▶ _Aim of the exercise_:
The material below has pictures in it. Set down only the lines from the line containing "What Chart.js code" through the line containing "var yellowY = [33.7, 35.7, 35.8, 34.8, 32.6, 29.6, 32.8, 33.1];", word for word, and leave the pictures behind.

▶ _Data provided_:

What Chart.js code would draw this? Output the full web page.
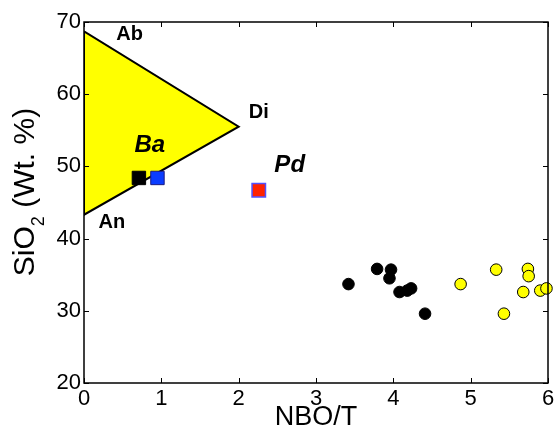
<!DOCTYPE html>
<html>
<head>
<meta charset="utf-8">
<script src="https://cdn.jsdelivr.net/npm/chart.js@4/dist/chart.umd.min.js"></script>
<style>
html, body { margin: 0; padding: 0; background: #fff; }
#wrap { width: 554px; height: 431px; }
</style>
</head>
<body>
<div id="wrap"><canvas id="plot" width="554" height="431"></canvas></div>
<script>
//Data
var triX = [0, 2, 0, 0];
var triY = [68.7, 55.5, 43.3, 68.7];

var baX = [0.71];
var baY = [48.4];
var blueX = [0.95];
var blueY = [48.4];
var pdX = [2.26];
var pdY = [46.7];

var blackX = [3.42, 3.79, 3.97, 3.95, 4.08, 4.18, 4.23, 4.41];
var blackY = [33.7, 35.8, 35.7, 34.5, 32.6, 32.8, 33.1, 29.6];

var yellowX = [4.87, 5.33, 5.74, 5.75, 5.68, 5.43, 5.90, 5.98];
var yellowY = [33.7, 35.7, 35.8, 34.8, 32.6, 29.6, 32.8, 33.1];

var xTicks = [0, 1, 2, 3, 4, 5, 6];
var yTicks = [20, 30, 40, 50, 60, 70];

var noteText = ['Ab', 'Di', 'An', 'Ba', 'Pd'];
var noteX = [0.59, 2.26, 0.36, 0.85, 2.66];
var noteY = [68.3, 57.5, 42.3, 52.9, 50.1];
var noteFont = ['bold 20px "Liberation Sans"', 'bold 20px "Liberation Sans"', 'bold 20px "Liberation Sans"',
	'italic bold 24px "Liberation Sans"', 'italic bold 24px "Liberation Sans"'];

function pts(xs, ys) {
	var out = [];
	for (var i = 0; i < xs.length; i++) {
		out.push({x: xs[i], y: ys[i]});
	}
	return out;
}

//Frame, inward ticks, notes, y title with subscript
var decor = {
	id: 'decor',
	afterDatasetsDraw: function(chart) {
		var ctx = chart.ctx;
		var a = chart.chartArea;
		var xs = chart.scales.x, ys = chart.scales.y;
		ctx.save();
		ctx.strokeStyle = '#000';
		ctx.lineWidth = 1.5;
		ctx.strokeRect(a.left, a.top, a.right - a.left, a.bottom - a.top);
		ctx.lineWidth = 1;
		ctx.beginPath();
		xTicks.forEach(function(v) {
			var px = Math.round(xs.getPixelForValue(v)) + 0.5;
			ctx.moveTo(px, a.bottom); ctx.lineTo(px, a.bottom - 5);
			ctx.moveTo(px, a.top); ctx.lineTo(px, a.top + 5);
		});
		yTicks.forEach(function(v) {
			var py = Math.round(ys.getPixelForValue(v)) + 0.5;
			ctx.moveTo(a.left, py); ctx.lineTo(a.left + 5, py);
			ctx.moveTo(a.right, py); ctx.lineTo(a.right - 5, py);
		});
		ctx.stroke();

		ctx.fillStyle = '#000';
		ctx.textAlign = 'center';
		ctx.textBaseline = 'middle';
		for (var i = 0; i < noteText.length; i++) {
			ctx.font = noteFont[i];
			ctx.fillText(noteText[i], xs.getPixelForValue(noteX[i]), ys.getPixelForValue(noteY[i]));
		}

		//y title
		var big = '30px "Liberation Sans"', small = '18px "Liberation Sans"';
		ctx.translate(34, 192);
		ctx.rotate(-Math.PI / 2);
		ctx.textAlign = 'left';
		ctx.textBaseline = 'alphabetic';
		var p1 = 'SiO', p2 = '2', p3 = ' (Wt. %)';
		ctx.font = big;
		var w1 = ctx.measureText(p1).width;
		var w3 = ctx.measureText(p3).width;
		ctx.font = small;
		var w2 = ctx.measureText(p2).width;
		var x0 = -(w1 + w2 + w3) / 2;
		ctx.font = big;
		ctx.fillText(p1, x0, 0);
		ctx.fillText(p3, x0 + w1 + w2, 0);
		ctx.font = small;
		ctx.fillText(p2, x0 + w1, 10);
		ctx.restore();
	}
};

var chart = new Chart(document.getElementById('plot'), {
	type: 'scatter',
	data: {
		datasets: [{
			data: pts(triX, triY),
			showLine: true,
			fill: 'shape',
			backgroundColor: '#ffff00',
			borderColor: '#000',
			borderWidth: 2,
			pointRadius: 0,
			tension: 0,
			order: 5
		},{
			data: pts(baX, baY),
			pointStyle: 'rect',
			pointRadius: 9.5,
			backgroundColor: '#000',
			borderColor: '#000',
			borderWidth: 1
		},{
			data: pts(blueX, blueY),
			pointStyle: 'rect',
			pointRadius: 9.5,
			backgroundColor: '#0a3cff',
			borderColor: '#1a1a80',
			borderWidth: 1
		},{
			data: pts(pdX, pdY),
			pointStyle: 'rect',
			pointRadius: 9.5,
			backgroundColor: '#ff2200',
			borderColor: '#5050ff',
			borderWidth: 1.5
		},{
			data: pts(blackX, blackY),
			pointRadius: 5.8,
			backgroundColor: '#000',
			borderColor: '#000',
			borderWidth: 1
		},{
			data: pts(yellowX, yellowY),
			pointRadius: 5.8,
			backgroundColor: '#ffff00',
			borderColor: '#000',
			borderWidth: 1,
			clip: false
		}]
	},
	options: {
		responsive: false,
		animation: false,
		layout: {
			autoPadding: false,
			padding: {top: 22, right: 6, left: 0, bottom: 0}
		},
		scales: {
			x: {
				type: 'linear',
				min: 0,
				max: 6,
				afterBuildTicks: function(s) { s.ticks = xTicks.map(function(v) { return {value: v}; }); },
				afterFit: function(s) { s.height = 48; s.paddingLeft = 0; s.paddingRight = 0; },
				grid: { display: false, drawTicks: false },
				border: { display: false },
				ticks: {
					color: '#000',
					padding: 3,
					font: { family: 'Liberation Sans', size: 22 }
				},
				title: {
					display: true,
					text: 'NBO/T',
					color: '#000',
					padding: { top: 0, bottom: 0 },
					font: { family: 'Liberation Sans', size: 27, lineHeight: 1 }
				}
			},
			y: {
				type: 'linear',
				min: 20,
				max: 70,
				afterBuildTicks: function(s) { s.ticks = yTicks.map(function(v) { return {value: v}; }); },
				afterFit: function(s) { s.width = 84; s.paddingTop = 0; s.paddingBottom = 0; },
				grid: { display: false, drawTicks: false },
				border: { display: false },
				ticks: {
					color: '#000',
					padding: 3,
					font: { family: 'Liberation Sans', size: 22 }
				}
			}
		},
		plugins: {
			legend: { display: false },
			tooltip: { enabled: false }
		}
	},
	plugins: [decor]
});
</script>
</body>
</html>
---
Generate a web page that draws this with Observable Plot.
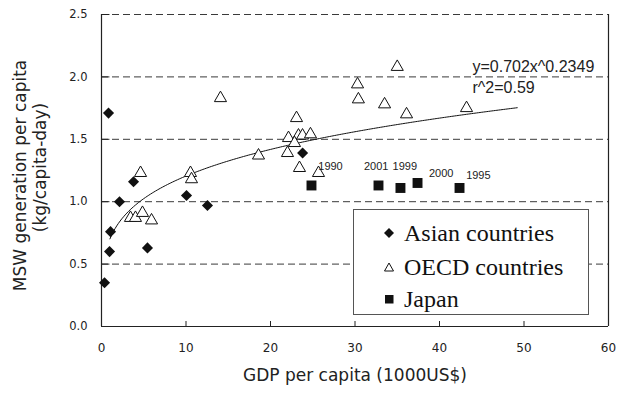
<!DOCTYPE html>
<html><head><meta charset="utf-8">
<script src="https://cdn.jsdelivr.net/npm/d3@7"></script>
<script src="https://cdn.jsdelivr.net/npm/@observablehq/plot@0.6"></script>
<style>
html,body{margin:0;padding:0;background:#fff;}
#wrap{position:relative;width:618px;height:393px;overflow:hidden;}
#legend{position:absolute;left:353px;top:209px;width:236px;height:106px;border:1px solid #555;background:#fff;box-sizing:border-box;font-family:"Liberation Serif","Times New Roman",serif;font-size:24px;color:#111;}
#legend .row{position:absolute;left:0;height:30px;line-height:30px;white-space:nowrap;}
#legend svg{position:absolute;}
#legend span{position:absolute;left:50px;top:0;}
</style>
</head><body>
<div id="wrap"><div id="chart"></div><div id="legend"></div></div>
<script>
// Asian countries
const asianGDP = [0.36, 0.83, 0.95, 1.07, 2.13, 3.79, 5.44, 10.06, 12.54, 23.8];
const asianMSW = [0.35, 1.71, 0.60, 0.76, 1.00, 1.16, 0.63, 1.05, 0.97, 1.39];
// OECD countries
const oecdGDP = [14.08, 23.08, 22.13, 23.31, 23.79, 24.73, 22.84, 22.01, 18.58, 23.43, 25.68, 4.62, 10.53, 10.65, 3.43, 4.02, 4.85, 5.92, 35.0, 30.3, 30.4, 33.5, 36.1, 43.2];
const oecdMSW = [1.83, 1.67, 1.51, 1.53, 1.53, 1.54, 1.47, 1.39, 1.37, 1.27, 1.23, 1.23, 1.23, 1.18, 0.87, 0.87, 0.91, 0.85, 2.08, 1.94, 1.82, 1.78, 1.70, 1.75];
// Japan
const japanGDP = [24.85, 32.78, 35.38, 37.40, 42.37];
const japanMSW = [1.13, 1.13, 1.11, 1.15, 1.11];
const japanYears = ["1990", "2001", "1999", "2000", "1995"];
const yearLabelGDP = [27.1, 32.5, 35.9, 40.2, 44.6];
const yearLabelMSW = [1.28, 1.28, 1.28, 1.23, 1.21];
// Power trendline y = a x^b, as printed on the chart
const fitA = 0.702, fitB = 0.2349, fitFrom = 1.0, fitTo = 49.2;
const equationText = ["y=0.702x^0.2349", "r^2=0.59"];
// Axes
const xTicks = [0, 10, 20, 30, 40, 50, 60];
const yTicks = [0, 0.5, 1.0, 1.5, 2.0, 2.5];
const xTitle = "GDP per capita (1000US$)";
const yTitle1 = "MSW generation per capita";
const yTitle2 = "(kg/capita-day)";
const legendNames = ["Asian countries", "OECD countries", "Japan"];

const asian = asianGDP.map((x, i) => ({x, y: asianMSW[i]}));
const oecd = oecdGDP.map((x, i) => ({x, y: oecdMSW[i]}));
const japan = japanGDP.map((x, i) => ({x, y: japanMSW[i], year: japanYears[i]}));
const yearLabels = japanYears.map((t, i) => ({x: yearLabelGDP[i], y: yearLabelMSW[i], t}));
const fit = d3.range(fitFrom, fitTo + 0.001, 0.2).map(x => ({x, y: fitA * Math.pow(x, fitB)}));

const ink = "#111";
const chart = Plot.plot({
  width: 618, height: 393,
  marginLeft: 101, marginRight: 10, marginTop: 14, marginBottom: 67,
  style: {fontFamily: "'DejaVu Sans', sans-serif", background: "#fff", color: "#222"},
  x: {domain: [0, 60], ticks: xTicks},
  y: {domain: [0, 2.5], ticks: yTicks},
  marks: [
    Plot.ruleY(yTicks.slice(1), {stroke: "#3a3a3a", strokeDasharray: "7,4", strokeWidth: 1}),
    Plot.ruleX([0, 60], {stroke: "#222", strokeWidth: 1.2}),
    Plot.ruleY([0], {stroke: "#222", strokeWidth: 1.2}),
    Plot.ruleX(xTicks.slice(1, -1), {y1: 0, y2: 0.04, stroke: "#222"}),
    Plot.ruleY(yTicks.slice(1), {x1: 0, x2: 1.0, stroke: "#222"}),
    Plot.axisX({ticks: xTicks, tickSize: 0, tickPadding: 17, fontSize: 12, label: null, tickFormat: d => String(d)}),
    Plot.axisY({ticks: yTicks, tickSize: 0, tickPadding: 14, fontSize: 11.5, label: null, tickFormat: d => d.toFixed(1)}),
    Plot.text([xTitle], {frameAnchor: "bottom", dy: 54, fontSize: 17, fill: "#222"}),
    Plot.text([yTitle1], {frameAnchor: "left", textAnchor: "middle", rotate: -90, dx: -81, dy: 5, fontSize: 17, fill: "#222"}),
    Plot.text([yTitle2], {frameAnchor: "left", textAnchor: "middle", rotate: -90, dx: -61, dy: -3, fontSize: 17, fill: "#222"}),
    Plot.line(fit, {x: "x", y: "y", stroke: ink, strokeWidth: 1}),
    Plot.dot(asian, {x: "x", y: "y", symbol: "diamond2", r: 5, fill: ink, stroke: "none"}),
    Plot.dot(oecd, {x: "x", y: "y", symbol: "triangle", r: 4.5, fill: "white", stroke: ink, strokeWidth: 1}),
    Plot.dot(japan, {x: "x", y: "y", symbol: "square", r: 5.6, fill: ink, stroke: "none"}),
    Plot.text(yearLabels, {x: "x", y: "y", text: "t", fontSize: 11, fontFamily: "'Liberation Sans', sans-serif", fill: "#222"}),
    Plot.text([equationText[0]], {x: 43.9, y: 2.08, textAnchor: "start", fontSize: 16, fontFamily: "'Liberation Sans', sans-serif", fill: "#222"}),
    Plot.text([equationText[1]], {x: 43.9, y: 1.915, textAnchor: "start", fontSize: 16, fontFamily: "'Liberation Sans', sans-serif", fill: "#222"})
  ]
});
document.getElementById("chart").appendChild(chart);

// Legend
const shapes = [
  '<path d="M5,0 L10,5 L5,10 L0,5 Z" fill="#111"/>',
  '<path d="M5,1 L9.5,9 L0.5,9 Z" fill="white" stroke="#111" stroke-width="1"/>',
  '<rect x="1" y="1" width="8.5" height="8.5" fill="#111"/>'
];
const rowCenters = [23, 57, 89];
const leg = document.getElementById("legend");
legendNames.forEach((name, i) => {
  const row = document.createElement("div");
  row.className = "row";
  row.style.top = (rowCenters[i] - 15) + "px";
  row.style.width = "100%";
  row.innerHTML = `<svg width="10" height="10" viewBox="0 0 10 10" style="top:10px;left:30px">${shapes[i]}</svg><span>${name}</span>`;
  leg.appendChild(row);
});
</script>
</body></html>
* * *
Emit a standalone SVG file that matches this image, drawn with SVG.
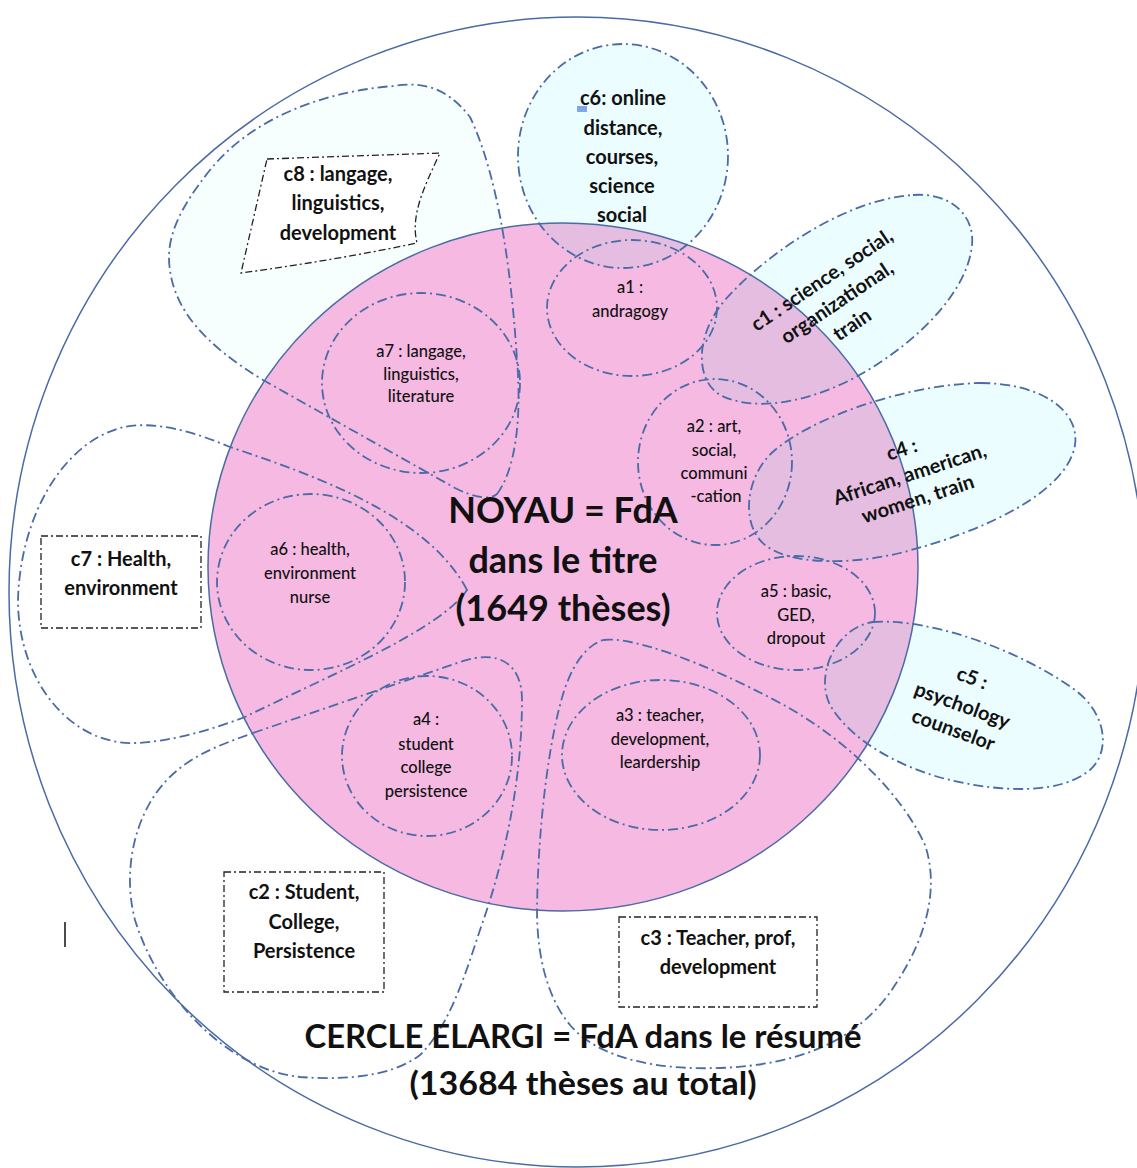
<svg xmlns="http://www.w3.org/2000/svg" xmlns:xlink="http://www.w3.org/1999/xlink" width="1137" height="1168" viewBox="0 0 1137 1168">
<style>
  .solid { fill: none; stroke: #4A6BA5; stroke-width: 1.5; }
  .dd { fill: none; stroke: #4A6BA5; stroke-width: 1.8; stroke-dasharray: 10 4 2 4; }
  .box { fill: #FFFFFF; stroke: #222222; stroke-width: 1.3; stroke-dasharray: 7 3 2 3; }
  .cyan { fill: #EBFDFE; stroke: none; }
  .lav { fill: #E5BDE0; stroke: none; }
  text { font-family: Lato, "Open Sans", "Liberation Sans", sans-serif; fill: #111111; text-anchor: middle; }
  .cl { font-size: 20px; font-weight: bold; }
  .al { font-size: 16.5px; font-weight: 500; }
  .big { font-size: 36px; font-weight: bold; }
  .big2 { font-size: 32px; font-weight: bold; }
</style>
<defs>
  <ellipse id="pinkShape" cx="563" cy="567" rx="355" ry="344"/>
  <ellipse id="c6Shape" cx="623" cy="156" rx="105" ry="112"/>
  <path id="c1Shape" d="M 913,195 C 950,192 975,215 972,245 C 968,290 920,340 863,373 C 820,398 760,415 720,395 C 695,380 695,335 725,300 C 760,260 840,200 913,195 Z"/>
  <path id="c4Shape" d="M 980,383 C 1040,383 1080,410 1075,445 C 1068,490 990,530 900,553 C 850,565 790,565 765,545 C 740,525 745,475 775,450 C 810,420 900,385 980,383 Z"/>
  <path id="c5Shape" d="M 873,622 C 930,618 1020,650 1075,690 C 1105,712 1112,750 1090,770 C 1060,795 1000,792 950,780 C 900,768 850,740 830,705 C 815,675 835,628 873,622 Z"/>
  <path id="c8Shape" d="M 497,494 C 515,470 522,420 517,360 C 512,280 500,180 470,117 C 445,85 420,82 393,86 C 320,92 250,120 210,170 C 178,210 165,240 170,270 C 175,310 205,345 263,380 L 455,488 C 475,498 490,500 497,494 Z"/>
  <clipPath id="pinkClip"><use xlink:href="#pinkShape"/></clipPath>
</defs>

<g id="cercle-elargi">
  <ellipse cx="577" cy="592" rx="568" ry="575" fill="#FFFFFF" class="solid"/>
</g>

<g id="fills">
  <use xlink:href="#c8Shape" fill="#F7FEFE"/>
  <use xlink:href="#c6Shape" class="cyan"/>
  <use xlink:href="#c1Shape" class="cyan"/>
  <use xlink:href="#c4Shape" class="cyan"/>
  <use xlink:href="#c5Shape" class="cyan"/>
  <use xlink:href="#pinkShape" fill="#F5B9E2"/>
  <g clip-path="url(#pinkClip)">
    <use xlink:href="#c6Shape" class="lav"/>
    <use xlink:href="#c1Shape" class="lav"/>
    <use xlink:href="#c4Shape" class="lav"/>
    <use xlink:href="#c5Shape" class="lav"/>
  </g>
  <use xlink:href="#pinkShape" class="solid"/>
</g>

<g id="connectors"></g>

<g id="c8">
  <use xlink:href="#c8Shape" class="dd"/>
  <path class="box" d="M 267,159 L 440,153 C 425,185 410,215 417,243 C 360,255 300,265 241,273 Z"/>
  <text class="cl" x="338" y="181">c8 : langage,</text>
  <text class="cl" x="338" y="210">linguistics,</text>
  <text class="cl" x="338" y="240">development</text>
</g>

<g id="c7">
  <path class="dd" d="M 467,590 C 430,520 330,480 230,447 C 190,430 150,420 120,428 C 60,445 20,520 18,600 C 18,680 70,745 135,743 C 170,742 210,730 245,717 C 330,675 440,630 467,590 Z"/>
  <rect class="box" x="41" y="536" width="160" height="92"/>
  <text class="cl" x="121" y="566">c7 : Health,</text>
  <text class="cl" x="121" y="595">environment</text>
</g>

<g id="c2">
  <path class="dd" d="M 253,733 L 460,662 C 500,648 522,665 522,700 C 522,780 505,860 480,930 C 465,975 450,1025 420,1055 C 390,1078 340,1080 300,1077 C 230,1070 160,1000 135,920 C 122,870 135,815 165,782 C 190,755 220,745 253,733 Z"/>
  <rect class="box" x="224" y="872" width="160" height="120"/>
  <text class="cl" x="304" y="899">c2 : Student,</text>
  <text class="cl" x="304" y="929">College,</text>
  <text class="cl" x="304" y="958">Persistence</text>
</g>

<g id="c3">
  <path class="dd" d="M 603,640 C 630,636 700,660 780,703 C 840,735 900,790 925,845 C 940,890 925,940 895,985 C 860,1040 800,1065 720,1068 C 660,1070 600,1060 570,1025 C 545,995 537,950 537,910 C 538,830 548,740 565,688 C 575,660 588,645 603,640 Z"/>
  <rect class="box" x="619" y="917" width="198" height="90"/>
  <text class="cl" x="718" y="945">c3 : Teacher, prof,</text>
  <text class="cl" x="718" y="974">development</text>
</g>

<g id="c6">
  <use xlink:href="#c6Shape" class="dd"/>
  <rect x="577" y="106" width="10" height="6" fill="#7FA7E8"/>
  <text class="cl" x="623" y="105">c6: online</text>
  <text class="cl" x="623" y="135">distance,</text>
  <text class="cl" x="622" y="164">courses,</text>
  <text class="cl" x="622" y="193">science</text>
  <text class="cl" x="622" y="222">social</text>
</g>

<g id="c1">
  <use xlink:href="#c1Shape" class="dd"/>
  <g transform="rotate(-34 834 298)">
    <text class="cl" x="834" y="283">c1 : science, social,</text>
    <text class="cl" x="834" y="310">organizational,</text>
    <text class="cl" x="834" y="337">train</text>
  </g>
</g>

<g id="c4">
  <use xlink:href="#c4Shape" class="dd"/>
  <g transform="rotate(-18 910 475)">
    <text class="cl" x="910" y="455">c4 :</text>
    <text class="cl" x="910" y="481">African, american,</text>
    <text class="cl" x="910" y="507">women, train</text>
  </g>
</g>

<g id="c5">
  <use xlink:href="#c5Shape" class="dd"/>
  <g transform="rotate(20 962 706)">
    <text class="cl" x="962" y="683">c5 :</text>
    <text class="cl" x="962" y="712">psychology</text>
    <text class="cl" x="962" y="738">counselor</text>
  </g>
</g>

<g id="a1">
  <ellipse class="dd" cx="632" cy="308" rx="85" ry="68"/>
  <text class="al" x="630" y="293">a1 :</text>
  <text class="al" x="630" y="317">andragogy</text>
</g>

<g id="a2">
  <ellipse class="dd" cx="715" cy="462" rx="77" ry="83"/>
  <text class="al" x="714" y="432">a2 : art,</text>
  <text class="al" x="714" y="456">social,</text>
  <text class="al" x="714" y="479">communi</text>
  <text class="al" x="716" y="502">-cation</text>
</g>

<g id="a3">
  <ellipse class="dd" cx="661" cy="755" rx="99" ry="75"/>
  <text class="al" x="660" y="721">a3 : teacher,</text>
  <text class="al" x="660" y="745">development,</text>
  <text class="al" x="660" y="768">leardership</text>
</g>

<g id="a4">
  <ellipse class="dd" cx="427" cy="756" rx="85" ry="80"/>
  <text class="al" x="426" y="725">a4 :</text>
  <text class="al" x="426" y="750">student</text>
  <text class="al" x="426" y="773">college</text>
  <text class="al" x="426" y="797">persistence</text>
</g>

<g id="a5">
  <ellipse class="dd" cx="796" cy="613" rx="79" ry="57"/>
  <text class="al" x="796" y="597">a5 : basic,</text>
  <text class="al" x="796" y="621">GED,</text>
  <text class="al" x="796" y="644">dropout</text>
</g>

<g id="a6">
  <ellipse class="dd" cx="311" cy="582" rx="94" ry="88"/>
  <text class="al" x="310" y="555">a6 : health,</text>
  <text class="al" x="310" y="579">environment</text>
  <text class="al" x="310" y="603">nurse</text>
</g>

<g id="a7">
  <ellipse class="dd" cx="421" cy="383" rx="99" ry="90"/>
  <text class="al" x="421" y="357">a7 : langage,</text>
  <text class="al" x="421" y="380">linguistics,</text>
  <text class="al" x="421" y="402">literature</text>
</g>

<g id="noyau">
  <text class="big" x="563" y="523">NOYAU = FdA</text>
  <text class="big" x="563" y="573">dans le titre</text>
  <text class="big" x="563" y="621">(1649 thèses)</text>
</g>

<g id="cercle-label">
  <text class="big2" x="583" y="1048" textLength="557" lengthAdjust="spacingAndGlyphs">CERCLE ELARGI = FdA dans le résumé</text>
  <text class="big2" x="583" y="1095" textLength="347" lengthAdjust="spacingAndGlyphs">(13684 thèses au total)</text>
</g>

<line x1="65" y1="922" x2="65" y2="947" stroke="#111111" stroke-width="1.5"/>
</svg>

▶ _Solution_:
What Chart.js code would draw this? Output the full web page.
<!DOCTYPE html>
<html>
<head>
<meta charset="utf-8">
<script src="https://cdn.jsdelivr.net/npm/chart.js@4/dist/chart.umd.min.js"></script>
<style>
html, body { margin: 0; padding: 0; background: #fff; }
#wrap { width: 554px; height: 431px; }
</style>
</head>
<body>
<div id="wrap"><canvas id="plot" width="554" height="431"></canvas></div>
<script>
//Data
var triX = [0, 2, 0, 0];
var triY = [68.7, 55.5, 43.3, 68.7];

var baX = [0.71];
var baY = [48.4];
var blueX = [0.95];
var blueY = [48.4];
var pdX = [2.26];
var pdY = [46.7];

var blackX = [3.42, 3.79, 3.97, 3.95, 4.08, 4.18, 4.23, 4.41];
var blackY = [33.7, 35.8, 35.7, 34.5, 32.6, 32.8, 33.1, 29.6];

var yellowX = [4.87, 5.33, 5.74, 5.75, 5.68, 5.43, 5.90, 5.98];
var yellowY = [33.7, 35.7, 35.8, 34.8, 32.6, 29.6, 32.8, 33.1];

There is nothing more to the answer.